To Dulwich Picture Gallery for a delightful exhibition. Everything made me smile, despite the sadness of Garwood’s early death. Basic facts: her dates are 1908-51; she was married to Eric Ravilious, had three children and was widowed in 1942; she was treated for breast cancer in 1942, which later recurred and killed her shortly after her second marriage.
I liked everything: the early woodcuts, the marbled papers she made and sold to publishers and upmarket shops, the embroideries (reminiscent of Marian Stoll), the Camberwick Green shops and houses, and the later Max-Ernst-meets-Douanier-Rousseau oils. There were also some works by Ravilious – including a large watercolour of chalk land which, ironically, would have been my steal from the exhibition – which brought out Garwood’s focus on people and the traditional female spheres of home, children and neighbourhood.
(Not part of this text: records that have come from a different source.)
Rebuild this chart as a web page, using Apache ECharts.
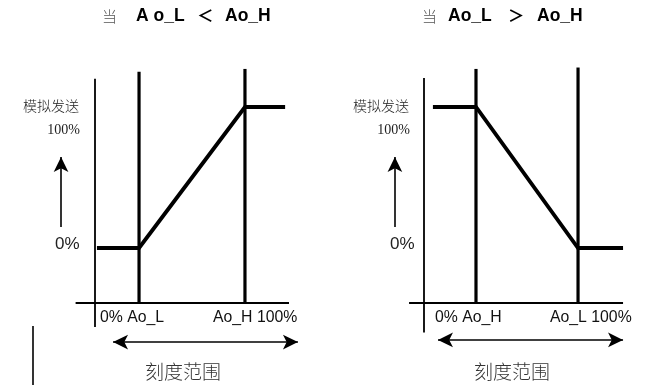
<!DOCTYPE html>
<html>
<head>
<meta charset="utf-8">
<script src="https://cdn.jsdelivr.net/npm/echarts@6/dist/echarts.min.js"></script>
<style>html,body{margin:0;padding:0;background:#fff}#c{width:646px;height:385px}</style>
</head>
<body>
<div id="c"></div>
<script>
// ---- data (percent units: x = scale range %, y = analog output %) ----
const leftTransferX = [1, 22.7, 77.3, 98];
const leftTransferY = [0, 0, 100, 100];
const leftMarkerX = [22.7, 77.3];      // Ao_L, Ao_H
const leftMarkerTop = [125, 127];
const rightTransferX = [4.6, 26.8, 79.4, 102.6];
const rightTransferY = [100, 100, 0, 0];
const rightMarkerX = [26.8, 79.4];     // Ao_H, Ao_L
const rightMarkerTop = [127, 128];
const baseY = -39;                     // x axis level
const leftAxisX = [-10, 100];
const leftAxisY = [-56, 120];
const rightAxisX = [-7.7, 102.6];
const rightAxisY = [-60, 120.6];
const upArrowY = [14.9, 64.5];
const leftUpArrowX = -17.5, rightUpArrowX = -15;
const leftRangeArrow = [9.3, 104.6], leftRangeY = -66.7;
const rightRangeArrow = [7.2, 102.6], rightRangeY = -65.2;
const titleLeft = ['当', 'A o_L', '＜', 'Ao_H'];
const titleRight = ['当', 'Ao_L', '＞', 'Ao_H'];
const leftTicks = ['0% Ao_L', 'Ao_H 100%'];
const rightTicks = ['0% Ao_H', 'Ao_L 100%'];

const chart = echarts.init(document.getElementById('c'));
const BLK = '#000';
function seg(gi, pts, w) {
  return { type: 'line', xAxisIndex: gi, yAxisIndex: gi, data: pts, showSymbol: false, symbol: 'none',
    clip: false, silent: true, animation: false, lineStyle: { color: BLK, width: w, join: 'miter' } };
}
function arrows(gi, upX, rangeX, rangeY) {
  return { type: 'line', xAxisIndex: gi, yAxisIndex: gi, data: [], silent: true, animation: false,
    markLine: { silent: true, animation: false, symbol: ['none', 'arrow'], symbolSize: [11, 15],
      label: { show: false }, lineStyle: { color: BLK, width: 1.6, type: 'solid' },
      data: [
        [{ coord: [upX, upArrowY[0]], symbol: 'none' }, { coord: [upX, upArrowY[1]], symbol: 'arrow' }],
        [{ coord: [rangeX[0], rangeY], symbol: 'arrow' }, { coord: [rangeX[1], rangeY], symbol: 'arrow' }]
      ] } };
}
function panel(gi, tx, ty, mx, mt, ax, ay, upX, rX, rY) {
  const s = [];
  s.push(seg(gi, [[0, ay[0]], [0, ay[1]]], 1.8));
  s.push(seg(gi, [[ax[0], baseY], [ax[1], baseY]], 1.8));
  mx.forEach((x, i) => s.push(seg(gi, [[x, baseY], [x, mt[i]]], 3.2)));
  s.push(seg(gi, tx.map((x, i) => [x, ty[i]]), 3.8));
  s.push(arrows(gi, upX, rX, rY));
  return s;
}
const series = [].concat(
  panel(0, leftTransferX, leftTransferY, leftMarkerX, leftMarkerTop, leftAxisX, leftAxisY, leftUpArrowX, leftRangeArrow, leftRangeY),
  panel(1, rightTransferX, rightTransferY, rightMarkerX, rightMarkerTop, rightAxisX, rightAxisY, rightUpArrowX, rightRangeArrow, rightRangeY)
);
const ax = (i) => ({ type: 'value', gridIndex: i, min: -40, max: 110, show: false });
const ay = (i) => ({ type: 'value', gridIndex: i, min: -80, max: 140, show: false });

const SANS = 'Liberation Sans, Arial, sans-serif';
const CJK = 'Noto Sans CJK SC';
function txt(text, x, y, size, opts) {
  opts = opts || {};
  return { type: 'text', x: x, y: y, silent: true, style: {
    text: text, fontSize: size, fontFamily: opts.family || SANS, fontWeight: opts.weight || 'normal',
    fill: opts.color || '#000', align: opts.align || 'left', verticalAlign: 'middle' } };
}
const graphic = [
  txt(titleLeft[0], 102, 16, 15, { family: CJK, color: '#555', weight: 300 }),
  txt(titleLeft[1], 136, 16, 17.5, { weight: 'bold' }),
  txt(titleLeft[2], 197, 16, 16.5, { family: CJK, weight: 'bold' }),
  txt(titleLeft[3], 225, 16, 17.5, { weight: 'bold' }),
  txt(titleRight[0], 422, 16, 15, { family: CJK, color: '#555', weight: 300 }),
  txt(titleRight[1], 448, 16, 17.5, { weight: 'bold' }),
  txt(titleRight[2], 508, 16, 16.5, { family: CJK, weight: 'bold' }),
  txt(titleRight[3], 537, 16, 17.5, { weight: 'bold' }),
  txt('模拟发送', 79, 106, 14, { family: CJK, align: 'right', color: '#222', weight: 300 }),
  txt('100%', 80, 130, 14, { family: 'Liberation Serif, serif', align: 'right', color: '#222' }),
  txt('0%', 55, 244, 17, { color: '#222' }),
  txt('模拟发送', 409, 106, 14, { family: CJK, align: 'right', color: '#222', weight: 300 }),
  txt('100%', 410, 130, 14, { family: 'Liberation Serif, serif', align: 'right', color: '#222' }),
  txt('0%', 390, 244, 17, { color: '#222' }),
  txt(leftTicks[0], 100, 318, 15.8, { color: '#111' }),
  txt(leftTicks[1], 213, 318, 15.8, { color: '#111' }),
  txt(rightTicks[0], 435, 318, 15.8, { color: '#111' }),
  txt(rightTicks[1], 550, 318, 15.8, { color: '#111' }),
  txt('刻度范围', 183, 372, 19, { family: CJK, align: 'center', color: '#333', weight: 300 }),
  txt('刻度范围', 512, 372, 19, { family: CJK, align: 'center', color: '#333', weight: 300 }),
  { type: 'line', silent: true, shape: { x1: 33, y1: 326, x2: 33, y2: 385 }, style: { stroke: '#000', lineWidth: 1.6 } }
];

chart.setOption({
  backgroundColor: '#fff',
  animation: false,
  grid: [
    { left: 17.4, top: 50.6, width: 291, height: 310.2 },
    { left: 346.4, top: 50.6, width: 291, height: 310.2 }
  ],
  xAxis: [ax(0), ax(1)],
  yAxis: [ay(0), ay(1)],
  series: series,
  graphic: graphic
});
</script>
</body>
</html>
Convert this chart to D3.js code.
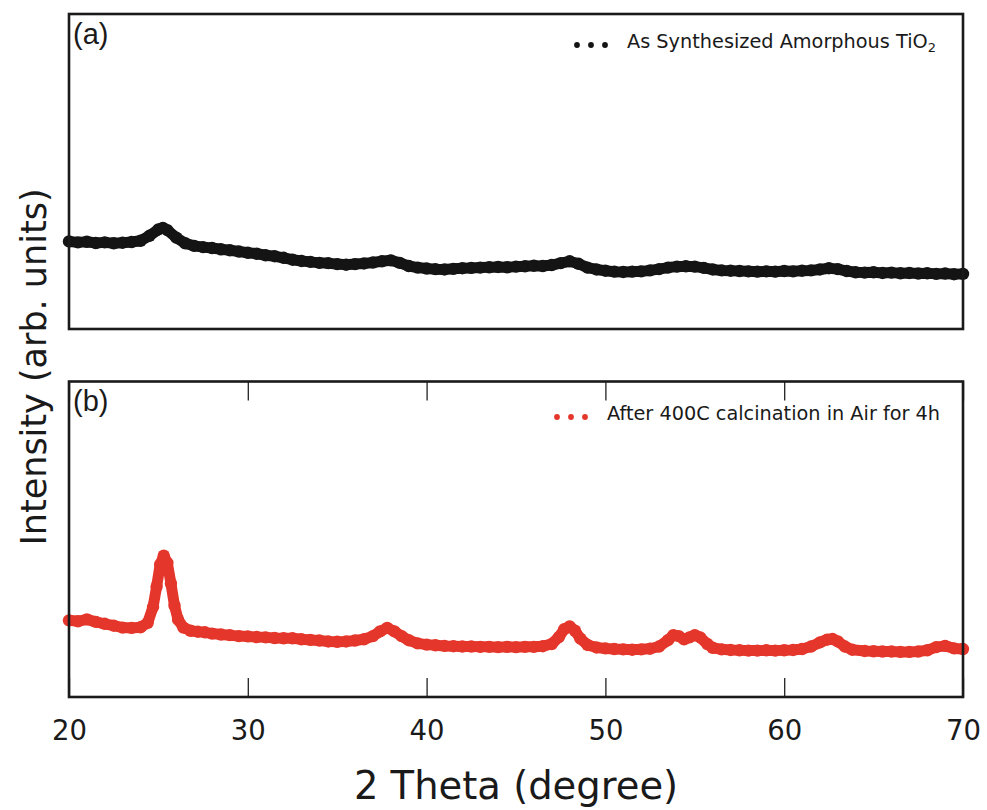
<!DOCTYPE html>
<html>
<head>
<meta charset="utf-8">
<script src="https://cdn.jsdelivr.net/npm/d3@7"></script>
<style>
  body { margin: 0; background: #fff; }
  svg { display: block; }
</style>
</head>
<body>
<svg id="xrd" width="987" height="810"></svg>
<script>
var colors = ['#141414', '#e5362b'];
var labels = ['As Synthesized Amorphous TiO', 'After 400C calcination in Air for 4h'];
var panelTags = ['(a)', '(b)'];
var xTicks = [20, 30, 40, 50, 60, 70];

// panel (a): amorphous (intensity in arb. units, 0-100 of panel height)
var thetaA = [20, 20.5, 21, 21.5, 22, 22.5, 23, 23.5, 24, 24.5, 25, 25.25, 25.5, 26, 26.5, 27, 27.5, 28, 28.5, 29,
  29.5, 30, 30.5, 31, 31.5, 32, 32.5, 33, 33.5, 34, 34.5, 35, 35.5, 36, 36.5, 37, 37.5, 38, 38.5, 39,
  39.5, 40, 40.5, 41, 41.5, 42, 42.5, 43, 43.5, 44, 44.5, 45, 45.5, 46, 46.5, 47, 47.5, 48, 48.5, 49,
  49.5, 50, 50.5, 51, 51.5, 52, 52.5, 53, 53.5, 54, 54.5, 55, 55.5, 56, 56.5, 57, 57.5, 58, 58.5, 59,
  59.5, 60, 60.5, 61, 61.5, 62, 62.5, 63, 63.5, 64, 64.5, 65, 65.5, 66, 66.5, 67, 67.5, 68, 68.5, 69, 69.5, 70];
var intensityA = [27.8, 27.5, 27.7, 27.3, 27.5, 27.2, 27.4, 27.6, 28.0, 29.6, 31.6, 32.1, 31.4, 29.0, 27.2, 26.4, 26.0, 25.7, 25.3, 25.0,
  24.6, 24.2, 23.9, 23.4, 23.1, 22.6, 22.0, 21.6, 21.3, 21.0, 20.9, 20.6, 20.4, 20.6, 20.8, 21.1, 21.5, 21.8, 21.0, 20.0,
  19.5, 19.2, 19.0, 18.9, 19.1, 19.3, 19.4, 19.5, 19.6, 19.7, 19.6, 19.8, 19.9, 20.1, 20.0, 20.3, 20.9, 21.5, 20.7, 19.5,
  18.9, 18.5, 18.2, 18.1, 18.2, 18.3, 18.6, 19.0, 19.5, 19.8, 19.9, 19.8, 19.4, 18.9, 18.6, 18.5, 18.4, 18.3, 18.2, 18.3,
  18.2, 18.4, 18.3, 18.5, 18.6, 18.9, 19.3, 19.0, 18.4, 18.0, 17.9, 18.0, 17.8, 17.9, 17.7, 17.8, 17.6, 17.7, 17.5, 17.6, 17.4, 17.5];

// panel (b): after calcination (anatase peaks)
var thetaB = [20, 20.5, 21, 21.5, 22, 22.5, 23, 23.5, 24, 24.4, 24.7, 24.9, 25.1, 25.3, 25.5, 25.7, 25.9, 26.1, 26.4, 26.8,
  27.2, 27.6, 28, 28.5, 29, 29.5, 30, 30.5, 31, 31.5, 32, 32.5, 33, 33.5, 34, 34.5, 35, 35.5, 36, 36.5,
  37, 37.4, 37.8, 38.2, 38.6, 39, 39.5, 40, 40.5, 41, 41.5, 42, 42.5, 43, 43.5, 44, 44.5, 45, 45.5, 46,
  46.5, 47, 47.4, 47.7, 48, 48.3, 48.6, 49, 49.5, 50, 50.5, 51, 51.5, 52, 52.5, 53, 53.5, 53.8, 54.1, 54.4,
  54.7, 55, 55.3, 55.7, 56, 56.5, 57, 57.5, 58, 58.5, 59, 59.5, 60, 60.5, 61, 61.5, 62, 62.4, 62.7, 63,
  63.4, 63.8, 64.5, 65, 65.5, 66, 66.5, 67, 67.5, 68, 68.5, 69, 69.5, 70];
var intensityB = [24.3, 24.0, 24.6, 23.8, 23.2, 22.6, 22.0, 21.9, 22.1, 23.5, 28.5, 35.0, 42.0, 44.8, 42.5, 36.0, 29.0, 24.5, 22.0, 21.0,
  20.7, 20.5, 20.1, 19.8, 19.6, 19.3, 19.2, 19.0, 18.9, 18.7, 18.6, 18.6, 18.3, 18.1, 17.9, 17.6, 17.5, 17.6, 17.9, 18.3,
  19.3, 20.8, 21.9, 20.8, 19.3, 18.0, 17.0, 16.6, 16.4, 16.2, 16.1, 16.0, 16.0, 15.9, 15.9, 15.8, 15.9, 15.8, 15.9, 15.9,
  16.1, 16.8, 19.0, 21.5, 22.4, 21.0, 18.5, 16.5, 15.7, 15.4, 15.2, 15.1, 15.0, 15.1, 15.3, 16.0, 18.0, 19.6, 19.3, 18.3,
  18.9, 19.6, 18.9, 16.8, 15.6, 15.1, 14.9, 14.8, 14.7, 14.7, 14.8, 14.7, 14.8, 14.9, 15.2, 16.0, 17.3, 18.2, 18.4, 17.6,
  16.0, 15.0, 14.6, 14.5, 14.4, 14.4, 14.3, 14.3, 14.4, 14.8, 15.8, 16.2, 15.4, 15.2];

var series = [
  thetaA.map(function(t, i) { return {x: t, y: intensityA[i]}; }),
  thetaB.map(function(t, i) { return {x: t, y: intensityB[i]}; })
];

var svg = d3.select('svg#xrd');
var left = 69, right = 963;
var panels = [{top: 14, bottom: 329}, {top: 381.5, bottom: 697}];

var x = d3.scaleLinear().domain([20, 70]).range([left, right]);

panels.forEach(function(p, k) {
  var y = d3.scaleLinear().domain([0, 100]).range([p.bottom, p.top]);
  var g = svg.append('g');

  var line = d3.line()
    .x(function(d) { return x(d.x); })
    .y(function(d) { return y(d.y); });

  // thick scatter band
  g.append('path')
    .datum(series[k])
    .attr('d', line)
    .attr('fill', 'none')
    .attr('stroke', colors[k])
    .attr('stroke-width', 11)
    .attr('stroke-linejoin', 'round')
    .attr('stroke-linecap', 'round');

  g.selectAll('circle.pt')
    .data(series[k])
    .join('circle')
    .attr('class', 'pt')
    .attr('cx', function(d) { return x(d.x); })
    .attr('cy', function(d) { return y(d.y); })
    .attr('r', 6.2)
    .attr('fill', colors[k]);

  // inward ticks only on the lower panel
  if (k === 1) {
    g.append('g')
      .attr('transform', 'translate(0,' + p.bottom + ')')
      .call(d3.axisTop(x).tickValues(xTicks).tickSize(19).tickFormat(''))
      .call(function(a) { a.select('.domain').remove(); a.selectAll('line').attr('stroke', '#222').attr('stroke-width', 1.3); });
    g.append('g')
      .attr('transform', 'translate(0,' + p.top + ')')
      .call(d3.axisBottom(x).tickValues(xTicks).tickSize(19).tickFormat(''))
      .call(function(a) { a.select('.domain').remove(); a.selectAll('line').attr('stroke', '#222').attr('stroke-width', 1.3); });
  }

  g.append('rect')
    .attr('x', left)
    .attr('y', p.top)
    .attr('width', right - left)
    .attr('height', p.bottom - p.top)
    .attr('fill', 'none')
    .attr('stroke', '#1a1a1a')
    .attr('stroke-width', 2.6);

  g.append('text')
    .attr('x', left + 4)
    .attr('y', p.top + 29.5)
    .attr('font-family', '"Liberation Sans", Arial, sans-serif')
    .attr('font-size', 29)
    .attr('fill', '#1a1a1a')
    .text(panelTags[k]);
});

// legends
var legendPos = [{x: 627, y: 48, dots: [577, 591, 605]}, {x: 607, y: 420, dots: [557, 571, 585]}];
legendPos.forEach(function(l, k) {
  svg.selectAll('circle.leg' + k)
    .data(l.dots)
    .join('circle')
    .attr('class', 'leg' + k)
    .attr('cx', function(d) { return d; })
    .attr('cy', l.y - 3)
    .attr('r', 2.9)
    .attr('fill', colors[k]);
  var t = svg.append('text')
    .attr('x', l.x)
    .attr('y', l.y)
    .attr('font-family', '"DejaVu Sans", sans-serif')
    .attr('font-size', 19.3)
    .attr('fill', '#1a1a1a')
    .text(labels[k]);
  if (k === 0) {
    t.append('tspan').attr('font-size', 13).attr('dy', 4).text('2');
  }
});

// x tick labels
svg.append('g')
  .attr('transform', 'translate(0,' + panels[1].bottom + ')')
  .call(d3.axisBottom(x).tickValues(xTicks).tickSize(0).tickPadding(23))
  .call(function(a) {
    a.select('.domain').remove();
    a.selectAll('text')
      .attr('font-family', '"DejaVu Sans", sans-serif')
      .attr('font-size', 27.5)
      .attr('fill', '#1a1a1a');
  });

svg.append('text')
  .attr('x', (left + right) / 2)
  .attr('y', 799)
  .attr('text-anchor', 'middle')
  .attr('font-family', '"DejaVu Sans", sans-serif')
  .attr('font-size', 38.5)
  .attr('fill', '#1a1a1a')
  .text('2 Theta (degree)');

svg.append('text')
  .attr('transform', 'translate(46,367) rotate(-90)')
  .attr('text-anchor', 'middle')
  .attr('font-family', '"DejaVu Sans", sans-serif')
  .attr('font-size', 35)
  .attr('fill', '#1a1a1a')
  .text('Intensity (arb. units)');
</script>
</body>
</html>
She made things for people – a quilt for a friend, items for sale, illustrations in letters – and, from her work, I came away with a very positive impression of the woman: generous, fun, kind, endlessly creative. In contrast, I have no particular sense of the personality of Ravilious (or Gerrit Dou or Rembrandt or any other of the male artists in the gallery). That says something about the curating of the exhibition – and rather more about making art when you are also tied to your roles of a wife, mother and housewife.
(Yes, I do realise that on the plus side the confines of her life meant that she didn’t have the freedom to become a war artist and to die on a mission over Iceland.)